(Entries with chart source code)

-- begin --

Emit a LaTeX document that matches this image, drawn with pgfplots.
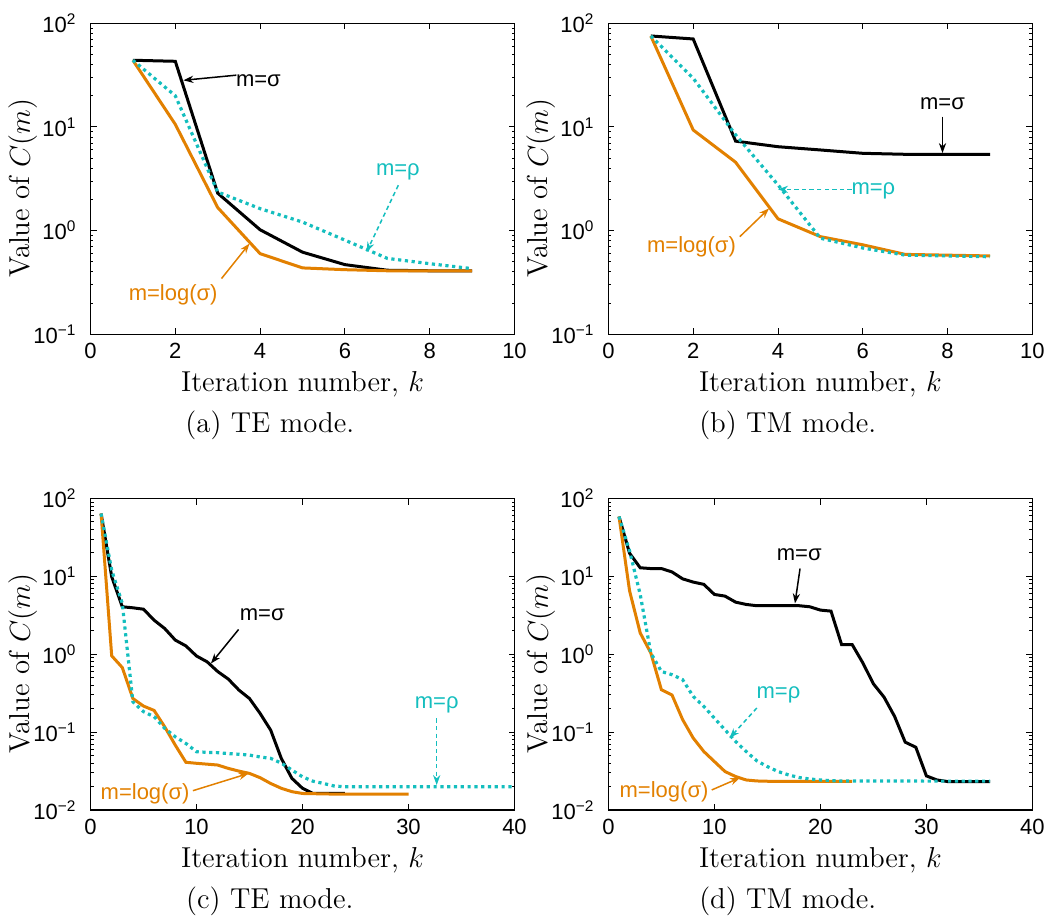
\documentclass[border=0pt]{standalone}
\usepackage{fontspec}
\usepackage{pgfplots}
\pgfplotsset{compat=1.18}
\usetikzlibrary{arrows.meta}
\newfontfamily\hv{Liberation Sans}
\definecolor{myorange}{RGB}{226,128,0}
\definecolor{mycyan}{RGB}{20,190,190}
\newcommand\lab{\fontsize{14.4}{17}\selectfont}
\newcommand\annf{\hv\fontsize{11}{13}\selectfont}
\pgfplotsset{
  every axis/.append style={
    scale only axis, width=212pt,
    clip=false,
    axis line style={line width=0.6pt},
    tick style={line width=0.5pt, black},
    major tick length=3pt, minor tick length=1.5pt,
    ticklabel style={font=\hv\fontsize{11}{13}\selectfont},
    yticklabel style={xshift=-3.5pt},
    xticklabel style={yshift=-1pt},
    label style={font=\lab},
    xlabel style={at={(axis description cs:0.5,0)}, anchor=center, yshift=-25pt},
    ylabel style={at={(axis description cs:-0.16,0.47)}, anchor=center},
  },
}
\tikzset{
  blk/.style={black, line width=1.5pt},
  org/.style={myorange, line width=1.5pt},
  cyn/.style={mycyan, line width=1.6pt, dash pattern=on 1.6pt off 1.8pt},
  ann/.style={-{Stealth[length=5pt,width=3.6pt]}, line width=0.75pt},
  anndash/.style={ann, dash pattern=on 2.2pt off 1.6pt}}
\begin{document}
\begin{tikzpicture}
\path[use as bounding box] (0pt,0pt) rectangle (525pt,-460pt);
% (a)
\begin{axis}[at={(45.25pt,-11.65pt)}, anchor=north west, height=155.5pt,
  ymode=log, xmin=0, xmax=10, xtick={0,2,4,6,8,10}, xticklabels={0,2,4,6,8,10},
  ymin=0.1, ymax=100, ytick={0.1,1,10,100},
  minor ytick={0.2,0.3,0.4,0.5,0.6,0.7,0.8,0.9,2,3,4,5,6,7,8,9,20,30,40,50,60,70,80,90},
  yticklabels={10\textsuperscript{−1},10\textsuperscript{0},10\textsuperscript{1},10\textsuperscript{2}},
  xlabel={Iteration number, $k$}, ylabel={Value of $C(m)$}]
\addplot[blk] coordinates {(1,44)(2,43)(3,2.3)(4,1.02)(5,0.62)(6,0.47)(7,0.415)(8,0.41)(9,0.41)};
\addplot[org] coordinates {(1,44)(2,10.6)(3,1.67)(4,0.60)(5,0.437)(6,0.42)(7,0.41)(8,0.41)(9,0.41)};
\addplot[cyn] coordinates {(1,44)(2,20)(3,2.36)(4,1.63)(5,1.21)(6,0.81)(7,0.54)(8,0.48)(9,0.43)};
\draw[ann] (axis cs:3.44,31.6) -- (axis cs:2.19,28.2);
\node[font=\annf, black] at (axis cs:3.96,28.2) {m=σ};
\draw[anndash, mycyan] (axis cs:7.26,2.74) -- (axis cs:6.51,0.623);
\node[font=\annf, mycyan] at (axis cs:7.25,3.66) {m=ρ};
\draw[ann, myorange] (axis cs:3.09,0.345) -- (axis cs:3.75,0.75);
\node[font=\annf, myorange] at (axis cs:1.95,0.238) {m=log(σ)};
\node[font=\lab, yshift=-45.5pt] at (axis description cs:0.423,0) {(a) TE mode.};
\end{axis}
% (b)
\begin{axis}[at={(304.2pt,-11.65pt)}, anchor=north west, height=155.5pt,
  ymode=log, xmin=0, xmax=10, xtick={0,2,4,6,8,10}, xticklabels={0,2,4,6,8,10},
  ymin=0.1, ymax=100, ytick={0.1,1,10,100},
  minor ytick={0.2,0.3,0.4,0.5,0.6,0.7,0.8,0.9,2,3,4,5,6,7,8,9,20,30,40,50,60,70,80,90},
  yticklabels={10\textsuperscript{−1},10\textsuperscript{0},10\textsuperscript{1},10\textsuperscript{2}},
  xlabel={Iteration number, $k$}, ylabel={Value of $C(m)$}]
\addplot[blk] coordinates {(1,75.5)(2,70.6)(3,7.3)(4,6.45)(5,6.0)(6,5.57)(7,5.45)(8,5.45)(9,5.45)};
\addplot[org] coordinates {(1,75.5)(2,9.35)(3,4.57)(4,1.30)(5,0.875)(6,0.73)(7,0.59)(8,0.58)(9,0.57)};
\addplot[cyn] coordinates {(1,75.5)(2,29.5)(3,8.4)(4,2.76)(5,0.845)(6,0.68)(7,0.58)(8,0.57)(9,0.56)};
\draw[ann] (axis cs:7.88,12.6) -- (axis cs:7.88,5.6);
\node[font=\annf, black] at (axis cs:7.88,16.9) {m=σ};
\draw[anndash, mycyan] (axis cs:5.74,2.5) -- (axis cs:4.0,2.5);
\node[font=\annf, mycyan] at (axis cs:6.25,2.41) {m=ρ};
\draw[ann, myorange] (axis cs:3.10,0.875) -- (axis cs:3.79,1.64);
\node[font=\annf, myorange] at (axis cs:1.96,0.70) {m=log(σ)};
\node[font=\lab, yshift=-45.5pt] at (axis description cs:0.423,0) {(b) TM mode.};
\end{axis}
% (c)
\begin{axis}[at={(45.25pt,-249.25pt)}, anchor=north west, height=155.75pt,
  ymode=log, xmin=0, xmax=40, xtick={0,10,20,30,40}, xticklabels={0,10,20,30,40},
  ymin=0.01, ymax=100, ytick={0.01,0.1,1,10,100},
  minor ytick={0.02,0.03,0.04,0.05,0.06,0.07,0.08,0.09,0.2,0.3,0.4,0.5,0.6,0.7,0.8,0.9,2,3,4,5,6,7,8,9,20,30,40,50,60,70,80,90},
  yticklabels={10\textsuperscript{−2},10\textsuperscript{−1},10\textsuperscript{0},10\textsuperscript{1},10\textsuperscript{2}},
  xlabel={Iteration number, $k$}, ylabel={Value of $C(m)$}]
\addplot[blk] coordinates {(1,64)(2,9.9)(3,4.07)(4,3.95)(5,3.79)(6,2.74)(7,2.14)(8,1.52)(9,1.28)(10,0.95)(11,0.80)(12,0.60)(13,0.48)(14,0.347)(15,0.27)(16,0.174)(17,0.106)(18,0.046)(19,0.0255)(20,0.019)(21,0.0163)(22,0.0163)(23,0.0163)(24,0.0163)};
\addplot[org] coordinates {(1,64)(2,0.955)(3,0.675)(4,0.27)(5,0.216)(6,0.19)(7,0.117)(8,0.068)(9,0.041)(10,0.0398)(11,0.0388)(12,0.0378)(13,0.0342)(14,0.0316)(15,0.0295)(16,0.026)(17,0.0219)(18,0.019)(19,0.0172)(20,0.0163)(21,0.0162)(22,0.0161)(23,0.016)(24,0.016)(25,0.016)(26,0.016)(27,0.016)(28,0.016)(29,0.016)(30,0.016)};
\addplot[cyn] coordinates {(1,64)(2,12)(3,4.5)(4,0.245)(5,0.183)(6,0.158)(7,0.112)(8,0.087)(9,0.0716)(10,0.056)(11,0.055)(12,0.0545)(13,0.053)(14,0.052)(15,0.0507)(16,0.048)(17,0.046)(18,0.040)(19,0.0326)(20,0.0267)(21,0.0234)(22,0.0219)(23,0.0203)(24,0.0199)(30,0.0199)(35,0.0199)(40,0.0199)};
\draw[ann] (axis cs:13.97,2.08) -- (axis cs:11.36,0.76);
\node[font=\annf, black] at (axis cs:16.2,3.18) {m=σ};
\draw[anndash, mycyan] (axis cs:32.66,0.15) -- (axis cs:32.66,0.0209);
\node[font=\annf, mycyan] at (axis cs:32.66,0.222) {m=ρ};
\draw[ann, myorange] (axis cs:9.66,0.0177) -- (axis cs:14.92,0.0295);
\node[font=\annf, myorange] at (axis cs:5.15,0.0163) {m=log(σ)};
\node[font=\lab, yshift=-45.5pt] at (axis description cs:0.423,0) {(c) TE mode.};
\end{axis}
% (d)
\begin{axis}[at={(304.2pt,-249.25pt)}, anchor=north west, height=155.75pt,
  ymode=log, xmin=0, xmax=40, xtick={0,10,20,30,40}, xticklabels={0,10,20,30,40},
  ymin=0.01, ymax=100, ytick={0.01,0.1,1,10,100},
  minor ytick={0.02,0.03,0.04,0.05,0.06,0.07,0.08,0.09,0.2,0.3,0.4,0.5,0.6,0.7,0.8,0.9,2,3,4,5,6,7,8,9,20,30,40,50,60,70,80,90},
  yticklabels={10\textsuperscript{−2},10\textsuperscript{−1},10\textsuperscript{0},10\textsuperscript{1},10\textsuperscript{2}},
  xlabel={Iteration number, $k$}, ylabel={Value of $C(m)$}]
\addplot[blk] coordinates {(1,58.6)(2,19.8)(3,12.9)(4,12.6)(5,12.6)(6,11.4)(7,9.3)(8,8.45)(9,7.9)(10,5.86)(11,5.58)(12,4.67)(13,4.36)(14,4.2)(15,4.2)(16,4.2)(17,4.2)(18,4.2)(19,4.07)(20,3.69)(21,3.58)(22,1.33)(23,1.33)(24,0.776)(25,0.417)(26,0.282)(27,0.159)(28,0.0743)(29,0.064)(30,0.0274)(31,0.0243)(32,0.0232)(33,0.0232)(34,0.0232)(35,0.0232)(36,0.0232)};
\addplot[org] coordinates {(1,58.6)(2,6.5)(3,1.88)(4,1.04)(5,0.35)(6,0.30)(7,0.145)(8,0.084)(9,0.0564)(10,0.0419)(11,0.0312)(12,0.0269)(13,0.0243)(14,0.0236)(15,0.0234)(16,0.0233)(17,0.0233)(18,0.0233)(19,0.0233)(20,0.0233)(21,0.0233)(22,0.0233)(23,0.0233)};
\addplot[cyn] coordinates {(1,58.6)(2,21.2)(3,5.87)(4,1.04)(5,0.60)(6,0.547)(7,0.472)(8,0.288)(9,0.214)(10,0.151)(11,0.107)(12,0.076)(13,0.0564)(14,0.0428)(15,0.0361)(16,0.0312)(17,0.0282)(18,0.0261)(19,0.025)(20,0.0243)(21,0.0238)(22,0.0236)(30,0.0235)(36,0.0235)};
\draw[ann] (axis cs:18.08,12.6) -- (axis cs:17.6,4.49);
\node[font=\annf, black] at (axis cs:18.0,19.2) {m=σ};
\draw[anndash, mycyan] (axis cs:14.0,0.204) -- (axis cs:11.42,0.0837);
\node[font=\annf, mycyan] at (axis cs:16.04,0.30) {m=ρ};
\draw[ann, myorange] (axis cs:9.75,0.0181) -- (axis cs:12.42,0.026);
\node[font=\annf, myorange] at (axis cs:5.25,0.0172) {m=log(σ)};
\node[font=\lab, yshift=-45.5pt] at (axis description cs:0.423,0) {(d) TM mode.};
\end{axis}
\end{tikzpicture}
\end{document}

-- end --
-- begin --

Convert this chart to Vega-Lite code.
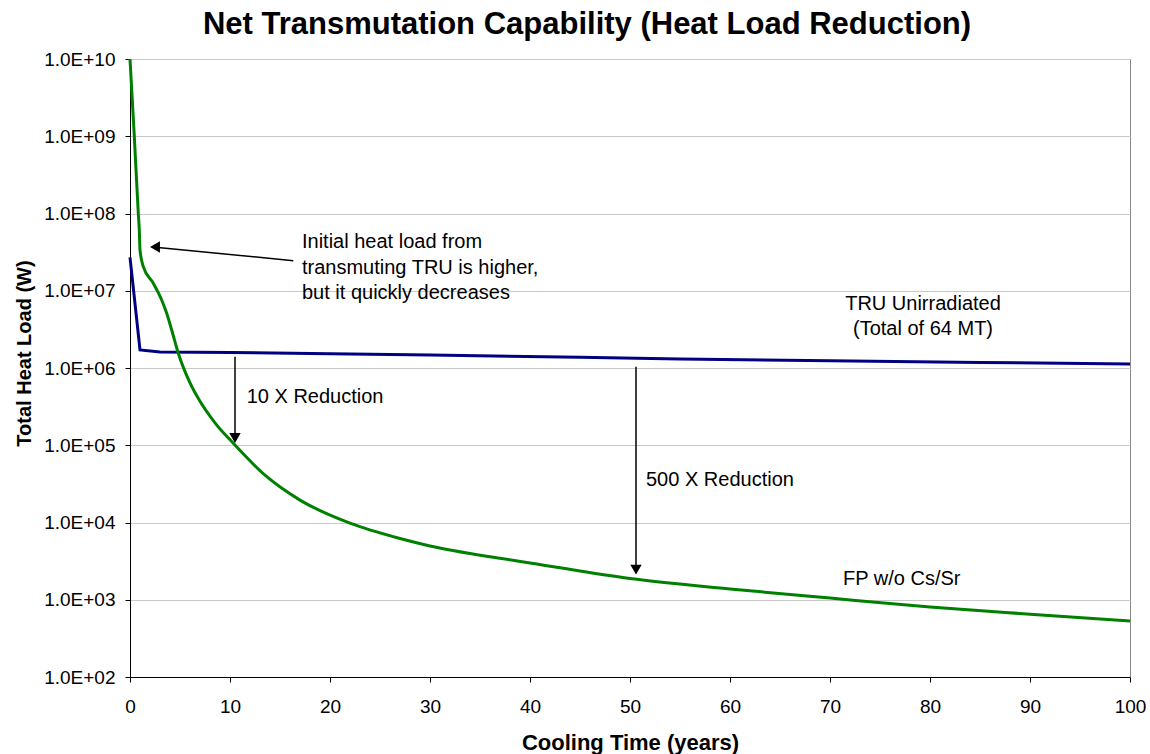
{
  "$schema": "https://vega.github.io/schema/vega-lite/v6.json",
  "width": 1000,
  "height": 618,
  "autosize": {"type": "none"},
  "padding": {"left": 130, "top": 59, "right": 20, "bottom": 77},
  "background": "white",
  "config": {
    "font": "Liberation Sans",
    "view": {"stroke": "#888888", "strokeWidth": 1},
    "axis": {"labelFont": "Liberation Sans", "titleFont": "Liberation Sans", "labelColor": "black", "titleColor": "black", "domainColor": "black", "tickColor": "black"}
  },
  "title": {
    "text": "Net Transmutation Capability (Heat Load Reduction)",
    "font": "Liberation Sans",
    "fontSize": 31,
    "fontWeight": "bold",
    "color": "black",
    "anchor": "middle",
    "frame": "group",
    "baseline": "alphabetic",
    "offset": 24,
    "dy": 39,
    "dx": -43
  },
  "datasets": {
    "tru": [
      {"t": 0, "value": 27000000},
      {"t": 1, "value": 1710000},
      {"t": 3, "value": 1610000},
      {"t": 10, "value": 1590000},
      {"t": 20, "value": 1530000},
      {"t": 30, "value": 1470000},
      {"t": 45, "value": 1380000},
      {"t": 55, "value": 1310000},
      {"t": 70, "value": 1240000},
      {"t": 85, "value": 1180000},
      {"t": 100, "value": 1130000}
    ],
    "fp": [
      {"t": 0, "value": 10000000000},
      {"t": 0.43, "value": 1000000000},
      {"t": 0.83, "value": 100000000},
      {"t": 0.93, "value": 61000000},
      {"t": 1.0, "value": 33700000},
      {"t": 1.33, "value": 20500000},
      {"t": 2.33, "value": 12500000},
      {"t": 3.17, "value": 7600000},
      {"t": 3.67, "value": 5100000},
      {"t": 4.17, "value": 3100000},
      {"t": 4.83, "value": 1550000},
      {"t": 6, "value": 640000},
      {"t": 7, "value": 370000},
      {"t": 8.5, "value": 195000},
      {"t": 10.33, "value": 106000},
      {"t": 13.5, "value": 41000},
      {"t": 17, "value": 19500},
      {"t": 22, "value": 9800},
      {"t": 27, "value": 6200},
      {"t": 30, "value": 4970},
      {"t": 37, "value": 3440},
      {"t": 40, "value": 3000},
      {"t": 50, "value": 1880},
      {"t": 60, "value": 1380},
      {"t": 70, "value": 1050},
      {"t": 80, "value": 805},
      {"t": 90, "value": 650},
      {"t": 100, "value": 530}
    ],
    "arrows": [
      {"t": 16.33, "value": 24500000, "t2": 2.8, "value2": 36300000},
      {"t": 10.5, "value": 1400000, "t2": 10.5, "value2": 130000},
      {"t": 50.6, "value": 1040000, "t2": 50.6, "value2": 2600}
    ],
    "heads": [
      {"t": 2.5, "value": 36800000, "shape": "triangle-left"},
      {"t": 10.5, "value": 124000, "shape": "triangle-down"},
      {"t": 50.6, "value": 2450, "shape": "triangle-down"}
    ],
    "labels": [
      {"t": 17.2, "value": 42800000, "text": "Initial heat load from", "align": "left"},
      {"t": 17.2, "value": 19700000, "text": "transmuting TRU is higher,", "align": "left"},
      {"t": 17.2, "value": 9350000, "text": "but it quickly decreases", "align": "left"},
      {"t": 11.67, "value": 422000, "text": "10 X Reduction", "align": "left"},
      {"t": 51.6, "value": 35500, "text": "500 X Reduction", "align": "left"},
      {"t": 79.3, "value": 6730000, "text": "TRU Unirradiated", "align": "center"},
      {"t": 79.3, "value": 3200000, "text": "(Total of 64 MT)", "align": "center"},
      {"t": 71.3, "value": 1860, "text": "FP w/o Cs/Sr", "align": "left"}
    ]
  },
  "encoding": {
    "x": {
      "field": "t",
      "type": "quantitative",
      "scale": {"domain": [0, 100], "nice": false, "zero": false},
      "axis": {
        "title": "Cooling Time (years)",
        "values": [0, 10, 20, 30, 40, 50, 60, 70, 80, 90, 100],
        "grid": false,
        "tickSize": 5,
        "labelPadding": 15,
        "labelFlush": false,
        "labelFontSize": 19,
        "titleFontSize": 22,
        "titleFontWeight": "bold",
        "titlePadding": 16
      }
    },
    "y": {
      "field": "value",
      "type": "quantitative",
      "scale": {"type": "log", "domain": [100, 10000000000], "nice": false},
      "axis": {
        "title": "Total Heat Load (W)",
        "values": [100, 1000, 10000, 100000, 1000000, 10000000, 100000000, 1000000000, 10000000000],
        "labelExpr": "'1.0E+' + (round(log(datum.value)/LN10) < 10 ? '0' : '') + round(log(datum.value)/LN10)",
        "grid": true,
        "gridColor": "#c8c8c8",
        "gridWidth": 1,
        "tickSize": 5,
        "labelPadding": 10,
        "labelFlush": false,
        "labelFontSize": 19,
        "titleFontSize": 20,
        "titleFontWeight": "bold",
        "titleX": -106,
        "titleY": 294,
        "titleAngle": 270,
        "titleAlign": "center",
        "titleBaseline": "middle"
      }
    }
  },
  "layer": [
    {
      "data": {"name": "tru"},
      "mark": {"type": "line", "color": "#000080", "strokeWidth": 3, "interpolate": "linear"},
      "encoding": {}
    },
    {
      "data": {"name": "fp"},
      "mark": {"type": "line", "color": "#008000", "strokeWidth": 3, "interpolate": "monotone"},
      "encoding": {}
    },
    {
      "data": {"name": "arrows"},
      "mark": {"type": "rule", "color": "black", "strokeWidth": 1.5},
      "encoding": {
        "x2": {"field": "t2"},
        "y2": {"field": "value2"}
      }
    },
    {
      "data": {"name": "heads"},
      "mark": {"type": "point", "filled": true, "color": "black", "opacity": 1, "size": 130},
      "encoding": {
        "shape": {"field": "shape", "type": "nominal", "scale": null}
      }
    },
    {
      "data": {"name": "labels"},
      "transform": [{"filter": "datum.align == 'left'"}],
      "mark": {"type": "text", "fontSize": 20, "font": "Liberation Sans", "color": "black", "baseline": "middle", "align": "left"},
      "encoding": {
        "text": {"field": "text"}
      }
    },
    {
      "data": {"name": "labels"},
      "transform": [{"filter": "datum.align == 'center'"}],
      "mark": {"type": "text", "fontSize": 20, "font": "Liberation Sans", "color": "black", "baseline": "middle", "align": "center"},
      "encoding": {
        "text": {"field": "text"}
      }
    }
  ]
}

-- end --

=== Required task ===
Identify the lines of the entries containing the string "this". Copy each such line.

=== Written response ===
Emit a LaTeX document that matches this image, drawn with pgfplots.
Convert this chart to Vega-Lite code.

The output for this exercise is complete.